Kyrgyzstan Tightens Control Over Foreign-Funded NGOs

© Ana Baraulia

BISHKEK, Kyrgyzstan – Kyrgyzstan´s parliament has passed a law that tightens control over foreign funded non-governmental organizations despite international concerns that the measure would further erode rights and access to basic services in the Central Asia country.

Supporters of the law have characterized the law as a way to ward off foreign interference in Kyrgyzstan, while critics say it represents a slow-moving crackdown that rolls back efforts to develop civil society with the help of international governments and other institutions.

The Jogorku Kenesh, or parliament, approved the law by a vote of 66-5 on Thursday.
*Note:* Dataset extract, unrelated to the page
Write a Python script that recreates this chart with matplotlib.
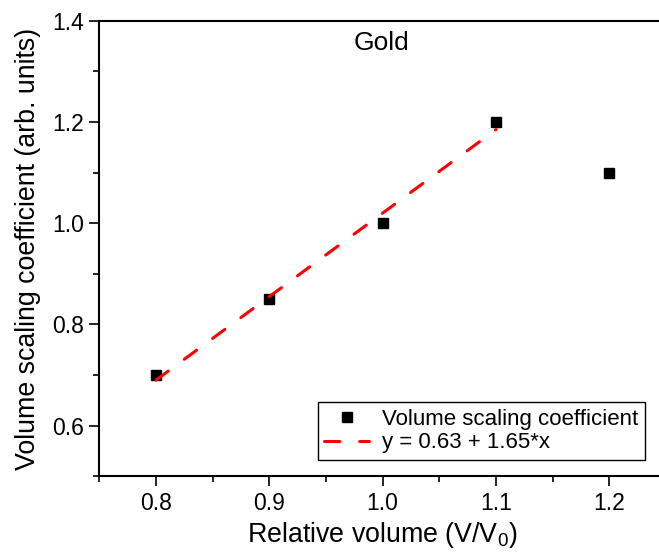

The government has said the law would assign the status of a foreign agent to NGOs, media and other institutions, as well as individuals in some cases, that are financed from abroad. Furthermore, materials posted on behalf of foreign principals on the Internet will be required to contain the phrase: “Materials (information) were produced, distributed and (or) sent by a non-profit organization performing the functions of a foreign representative.” Violations of the law could lead to criminal penalties.

President Sadyr Japarov of Kyrgyzstan has said that “only a small number, but a [quite] vociferous group, of these structures financed by foreign states… is a source of inaccurate information for their grantors”. Last month, Japarov pushed back against concerns about the draft law that were expressed by U.S. Secretary of State Antony Blinken in a written response emphasizing that the draft law – which MPs initiated and adopted in its first reading – “is close to the Foreign Agents Registration Act (FARA) adopted in 1938 in the United States”. “My only request is that you do not interfere in the internal affairs of our country,” Japarov said.

Some opponents claim it is based on Russia´s “foreign agents” law and could be used as an instrument of oppression.

Members of non-governmental groups and other critics strongly opposed the draft law as it moved toward ratification in the parliament. On March, 15 groups wrote to four international finance institutions that are backing projects in Kyrgyzstan and asked them to join their efforts to block it.

“The law would inevitably create a climate of fear, preventing people, including workers, human rights defenders and civil society organizations, from speaking out due to fear of reprisals,” the groups said in their letter to the Asian Development Bank, European Bank for Reconstruction and Development, European Investment Bank and World Bank.

Separately this week, the government in Kyrgyzstan withdrew a draft law on the media that critics said would have restricted free speech. Among the terms of the measure was the right of government agencies to revoke a journalist’s accreditation if it disapproved of the reporter’s coverage of an issue.